EXERCISE:
The data below needs to be returned exactly, line for line.

RECORDED INFORMATION:
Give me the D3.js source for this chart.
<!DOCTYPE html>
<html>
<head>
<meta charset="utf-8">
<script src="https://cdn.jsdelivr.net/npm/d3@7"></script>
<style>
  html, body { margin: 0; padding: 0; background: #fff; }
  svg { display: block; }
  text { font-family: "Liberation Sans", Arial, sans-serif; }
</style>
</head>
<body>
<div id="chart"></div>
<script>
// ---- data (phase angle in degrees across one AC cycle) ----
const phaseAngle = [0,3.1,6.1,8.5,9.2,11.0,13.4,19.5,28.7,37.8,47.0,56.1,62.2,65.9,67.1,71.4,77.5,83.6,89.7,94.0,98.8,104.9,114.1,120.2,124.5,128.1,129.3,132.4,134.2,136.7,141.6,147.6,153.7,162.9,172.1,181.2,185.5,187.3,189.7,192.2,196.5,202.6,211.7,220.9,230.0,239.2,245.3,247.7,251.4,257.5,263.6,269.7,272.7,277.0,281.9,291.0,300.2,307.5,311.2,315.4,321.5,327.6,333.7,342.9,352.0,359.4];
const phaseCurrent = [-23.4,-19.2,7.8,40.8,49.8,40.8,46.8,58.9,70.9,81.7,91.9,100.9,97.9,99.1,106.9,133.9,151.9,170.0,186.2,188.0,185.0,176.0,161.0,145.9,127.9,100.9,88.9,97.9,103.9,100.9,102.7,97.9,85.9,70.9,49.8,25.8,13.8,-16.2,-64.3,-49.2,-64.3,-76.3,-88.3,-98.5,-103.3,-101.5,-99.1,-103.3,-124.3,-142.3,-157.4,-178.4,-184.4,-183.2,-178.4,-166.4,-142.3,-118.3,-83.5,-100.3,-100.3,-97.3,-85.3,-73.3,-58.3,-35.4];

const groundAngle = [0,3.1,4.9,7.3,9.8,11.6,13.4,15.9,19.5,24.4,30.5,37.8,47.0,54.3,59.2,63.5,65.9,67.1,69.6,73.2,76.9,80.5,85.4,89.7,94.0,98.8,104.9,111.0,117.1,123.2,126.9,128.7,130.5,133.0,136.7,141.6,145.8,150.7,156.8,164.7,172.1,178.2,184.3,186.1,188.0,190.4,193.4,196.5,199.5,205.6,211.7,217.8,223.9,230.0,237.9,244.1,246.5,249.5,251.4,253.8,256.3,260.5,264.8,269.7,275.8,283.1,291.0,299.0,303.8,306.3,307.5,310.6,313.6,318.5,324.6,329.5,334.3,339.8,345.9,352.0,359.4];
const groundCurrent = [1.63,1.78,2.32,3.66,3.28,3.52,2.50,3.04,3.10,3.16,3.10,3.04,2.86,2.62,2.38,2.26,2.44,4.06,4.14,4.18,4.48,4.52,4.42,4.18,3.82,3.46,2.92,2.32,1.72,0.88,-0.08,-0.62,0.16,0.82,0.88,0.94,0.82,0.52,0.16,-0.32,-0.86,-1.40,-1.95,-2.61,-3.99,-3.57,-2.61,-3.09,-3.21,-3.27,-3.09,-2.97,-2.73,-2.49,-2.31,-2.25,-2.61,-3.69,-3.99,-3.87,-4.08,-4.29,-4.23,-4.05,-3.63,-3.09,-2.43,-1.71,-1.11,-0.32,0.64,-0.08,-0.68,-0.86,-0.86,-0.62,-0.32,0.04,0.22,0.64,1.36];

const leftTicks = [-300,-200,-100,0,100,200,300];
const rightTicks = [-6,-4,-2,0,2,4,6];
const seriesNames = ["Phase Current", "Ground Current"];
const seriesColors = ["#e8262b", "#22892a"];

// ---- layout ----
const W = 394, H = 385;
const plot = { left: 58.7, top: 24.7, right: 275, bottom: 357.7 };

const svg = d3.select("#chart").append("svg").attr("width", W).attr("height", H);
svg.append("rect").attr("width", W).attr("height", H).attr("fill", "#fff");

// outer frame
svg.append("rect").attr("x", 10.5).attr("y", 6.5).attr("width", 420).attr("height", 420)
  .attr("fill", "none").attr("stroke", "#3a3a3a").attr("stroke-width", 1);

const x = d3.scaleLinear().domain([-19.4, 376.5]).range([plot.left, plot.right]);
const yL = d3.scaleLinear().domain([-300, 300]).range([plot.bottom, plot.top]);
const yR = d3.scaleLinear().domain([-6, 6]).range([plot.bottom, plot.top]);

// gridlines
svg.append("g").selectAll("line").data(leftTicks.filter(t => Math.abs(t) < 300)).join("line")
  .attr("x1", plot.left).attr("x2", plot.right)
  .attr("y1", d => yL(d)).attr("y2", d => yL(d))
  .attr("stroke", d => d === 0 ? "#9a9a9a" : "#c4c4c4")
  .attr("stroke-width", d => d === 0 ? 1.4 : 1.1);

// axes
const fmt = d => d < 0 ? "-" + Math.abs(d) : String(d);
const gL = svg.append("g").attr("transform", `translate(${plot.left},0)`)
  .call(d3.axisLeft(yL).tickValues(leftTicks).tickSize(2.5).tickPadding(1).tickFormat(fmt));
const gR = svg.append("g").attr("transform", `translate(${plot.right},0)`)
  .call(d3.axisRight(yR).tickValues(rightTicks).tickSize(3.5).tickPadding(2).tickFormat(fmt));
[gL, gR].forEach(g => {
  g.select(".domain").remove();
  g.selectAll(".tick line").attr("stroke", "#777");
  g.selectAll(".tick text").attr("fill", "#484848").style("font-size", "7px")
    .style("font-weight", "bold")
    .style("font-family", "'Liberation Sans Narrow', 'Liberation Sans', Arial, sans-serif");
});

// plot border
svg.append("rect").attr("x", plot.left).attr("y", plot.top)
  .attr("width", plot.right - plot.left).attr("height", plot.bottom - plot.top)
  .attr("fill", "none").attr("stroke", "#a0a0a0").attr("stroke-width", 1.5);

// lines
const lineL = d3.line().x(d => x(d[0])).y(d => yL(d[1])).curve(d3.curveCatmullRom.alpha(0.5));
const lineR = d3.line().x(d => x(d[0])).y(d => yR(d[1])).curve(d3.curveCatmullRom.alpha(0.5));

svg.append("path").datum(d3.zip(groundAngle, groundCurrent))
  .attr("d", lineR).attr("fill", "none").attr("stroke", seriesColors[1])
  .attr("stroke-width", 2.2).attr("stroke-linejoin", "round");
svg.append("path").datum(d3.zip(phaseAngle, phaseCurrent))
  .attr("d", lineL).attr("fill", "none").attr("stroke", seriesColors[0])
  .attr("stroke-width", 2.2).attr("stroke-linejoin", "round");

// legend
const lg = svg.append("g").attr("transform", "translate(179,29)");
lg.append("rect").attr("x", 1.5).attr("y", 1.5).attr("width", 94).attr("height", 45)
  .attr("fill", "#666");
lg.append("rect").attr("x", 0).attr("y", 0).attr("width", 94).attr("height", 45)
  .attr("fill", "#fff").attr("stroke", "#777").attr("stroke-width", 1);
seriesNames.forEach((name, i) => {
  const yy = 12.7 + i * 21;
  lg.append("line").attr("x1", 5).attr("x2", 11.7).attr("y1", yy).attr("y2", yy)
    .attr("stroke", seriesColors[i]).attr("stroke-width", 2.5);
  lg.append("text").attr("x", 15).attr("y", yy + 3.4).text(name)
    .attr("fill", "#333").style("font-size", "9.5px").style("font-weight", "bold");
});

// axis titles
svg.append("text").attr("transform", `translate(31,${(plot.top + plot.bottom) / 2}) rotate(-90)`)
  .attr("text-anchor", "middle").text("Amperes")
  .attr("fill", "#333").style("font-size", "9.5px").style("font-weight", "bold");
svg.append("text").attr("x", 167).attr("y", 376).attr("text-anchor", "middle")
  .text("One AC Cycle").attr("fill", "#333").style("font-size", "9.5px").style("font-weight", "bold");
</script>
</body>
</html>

COMPLETED TASK:
Give me the D3.js source for this chart.
<!DOCTYPE html>
<html>
<head>
<meta charset="utf-8">
<script src="https://cdn.jsdelivr.net/npm/d3@7"></script>
<style>
  html, body { margin: 0; padding: 0; background: #fff; }
  svg { display: block; }
  text { font-family: "Liberation Sans", Arial, sans-serif; }
</style>
</head>
<body>
<div id="chart"></div>
<script>
// ---- data (phase angle in degrees across one AC cycle) ----
const phaseAngle = [0,3.1,6.1,8.5,9.2,11.0,13.4,19.5,28.7,37.8,47.0,56.1,62.2,65.9,67.1,71.4,77.5,83.6,89.7,94.0,98.8,104.9,114.1,120.2,124.5,128.1,129.3,132.4,134.2,136.7,141.6,147.6,153.7,162.9,172.1,181.2,185.5,187.3,189.7,192.2,196.5,202.6,211.7,220.9,230.0,239.2,245.3,247.7,251.4,257.5,263.6,269.7,272.7,277.0,281.9,291.0,300.2,307.5,311.2,315.4,321.5,327.6,333.7,342.9,352.0,359.4];
const phaseCurrent = [-23.4,-19.2,7.8,40.8,49.8,40.8,46.8,58.9,70.9,81.7,91.9,100.9,97.9,99.1,106.9,133.9,151.9,170.0,186.2,188.0,185.0,176.0,161.0,145.9,127.9,100.9,88.9,97.9,103.9,100.9,102.7,97.9,85.9,70.9,49.8,25.8,13.8,-16.2,-64.3,-49.2,-64.3,-76.3,-88.3,-98.5,-103.3,-101.5,-99.1,-103.3,-124.3,-142.3,-157.4,-178.4,-184.4,-183.2,-178.4,-166.4,-142.3,-118.3,-83.5,-100.3,-100.3,-97.3,-85.3,-73.3,-58.3,-35.4];

const groundAngle = [0,3.1,4.9,7.3,9.8,11.6,13.4,15.9,19.5,24.4,30.5,37.8,47.0,54.3,59.2,63.5,65.9,67.1,69.6,73.2,76.9,80.5,85.4,89.7,94.0,98.8,104.9,111.0,117.1,123.2,126.9,128.7,130.5,133.0,136.7,141.6,145.8,150.7,156.8,164.7,172.1,178.2,184.3,186.1,188.0,190.4,193.4,196.5,199.5,205.6,211.7,217.8,223.9,230.0,237.9,244.1,246.5,249.5,251.4,253.8,256.3,260.5,264.8,269.7,275.8,283.1,291.0,299.0,303.8,306.3,307.5,310.6,313.6,318.5,324.6,329.5,334.3,339.8,345.9,352.0,359.4];
const groundCurrent = [1.63,1.78,2.32,3.66,3.28,3.52,2.50,3.04,3.10,3.16,3.10,3.04,2.86,2.62,2.38,2.26,2.44,4.06,4.14,4.18,4.48,4.52,4.42,4.18,3.82,3.46,2.92,2.32,1.72,0.88,-0.08,-0.62,0.16,0.82,0.88,0.94,0.82,0.52,0.16,-0.32,-0.86,-1.40,-1.95,-2.61,-3.99,-3.57,-2.61,-3.09,-3.21,-3.27,-3.09,-2.97,-2.73,-2.49,-2.31,-2.25,-2.61,-3.69,-3.99,-3.87,-4.08,-4.29,-4.23,-4.05,-3.63,-3.09,-2.43,-1.71,-1.11,-0.32,0.64,-0.08,-0.68,-0.86,-0.86,-0.62,-0.32,0.04,0.22,0.64,1.36];

const leftTicks = [-300,-200,-100,0,100,200,300];
const rightTicks = [-6,-4,-2,0,2,4,6];
const seriesNames = ["Phase Current", "Ground Current"];
const seriesColors = ["#e8262b", "#22892a"];

// ---- layout ----
const W = 394, H = 385;
const plot = { left: 58.7, top: 24.7, right: 275, bottom: 357.7 };

const svg = d3.select("#chart").append("svg").attr("width", W).attr("height", H);
svg.append("rect").attr("width", W).attr("height", H).attr("fill", "#fff");

// outer frame
svg.append("rect").attr("x", 10.5).attr("y", 6.5).attr("width", 420).attr("height", 420)
  .attr("fill", "none").attr("stroke", "#3a3a3a").attr("stroke-width", 1);

const x = d3.scaleLinear().domain([-19.4, 376.5]).range([plot.left, plot.right]);
const yL = d3.scaleLinear().domain([-300, 300]).range([plot.bottom, plot.top]);
const yR = d3.scaleLinear().domain([-6, 6]).range([plot.bottom, plot.top]);

// gridlines
svg.append("g").selectAll("line").data(leftTicks.filter(t => Math.abs(t) < 300)).join("line")
  .attr("x1", plot.left).attr("x2", plot.right)
  .attr("y1", d => yL(d)).attr("y2", d => yL(d))
  .attr("stroke", d => d === 0 ? "#9a9a9a" : "#c4c4c4")
  .attr("stroke-width", d => d === 0 ? 1.4 : 1.1);

// axes
const fmt = d => d < 0 ? "-" + Math.abs(d) : String(d);
const gL = svg.append("g").attr("transform", `translate(${plot.left},0)`)
  .call(d3.axisLeft(yL).tickValues(leftTicks).tickSize(2.5).tickPadding(1).tickFormat(fmt));
const gR = svg.append("g").attr("transform", `translate(${plot.right},0)`)
  .call(d3.axisRight(yR).tickValues(rightTicks).tickSize(3.5).tickPadding(2).tickFormat(fmt));
[gL, gR].forEach(g => {
  g.select(".domain").remove();
  g.selectAll(".tick line").attr("stroke", "#777");
  g.selectAll(".tick text").attr("fill", "#484848").style("font-size", "7px")
    .style("font-weight", "bold")
    .style("font-family", "'Liberation Sans Narrow', 'Liberation Sans', Arial, sans-serif");
});

// plot border
svg.append("rect").attr("x", plot.left).attr("y", plot.top)
  .attr("width", plot.right - plot.left).attr("height", plot.bottom - plot.top)
  .attr("fill", "none").attr("stroke", "#a0a0a0").attr("stroke-width", 1.5);

// lines
const lineL = d3.line().x(d => x(d[0])).y(d => yL(d[1])).curve(d3.curveCatmullRom.alpha(0.5));
const lineR = d3.line().x(d => x(d[0])).y(d => yR(d[1])).curve(d3.curveCatmullRom.alpha(0.5));

svg.append("path").datum(d3.zip(groundAngle, groundCurrent))
  .attr("d", lineR).attr("fill", "none").attr("stroke", seriesColors[1])
  .attr("stroke-width", 2.2).attr("stroke-linejoin", "round");
svg.append("path").datum(d3.zip(phaseAngle, phaseCurrent))
  .attr("d", lineL).attr("fill", "none").attr("stroke", seriesColors[0])
  .attr("stroke-width", 2.2).attr("stroke-linejoin", "round");

// legend
const lg = svg.append("g").attr("transform", "translate(179,29)");
lg.append("rect").attr("x", 1.5).attr("y", 1.5).attr("width", 94).attr("height", 45)
  .attr("fill", "#666");
lg.append("rect").attr("x", 0).attr("y", 0).attr("width", 94).attr("height", 45)
  .attr("fill", "#fff").attr("stroke", "#777").attr("stroke-width", 1);
seriesNames.forEach((name, i) => {
  const yy = 12.7 + i * 21;
  lg.append("line").attr("x1", 5).attr("x2", 11.7).attr("y1", yy).attr("y2", yy)
    .attr("stroke", seriesColors[i]).attr("stroke-width", 2.5);
  lg.append("text").attr("x", 15).attr("y", yy + 3.4).text(name)
    .attr("fill", "#333").style("font-size", "9.5px").style("font-weight", "bold");
});

// axis titles
svg.append("text").attr("transform", `translate(31,${(plot.top + plot.bottom) / 2}) rotate(-90)`)
  .attr("text-anchor", "middle").text("Amperes")
  .attr("fill", "#333").style("font-size", "9.5px").style("font-weight", "bold");
svg.append("text").attr("x", 167).attr("y", 376).attr("text-anchor", "middle")
  .text("One AC Cycle").attr("fill", "#333").style("font-size", "9.5px").style("font-weight", "bold");
</script>
</body>
</html>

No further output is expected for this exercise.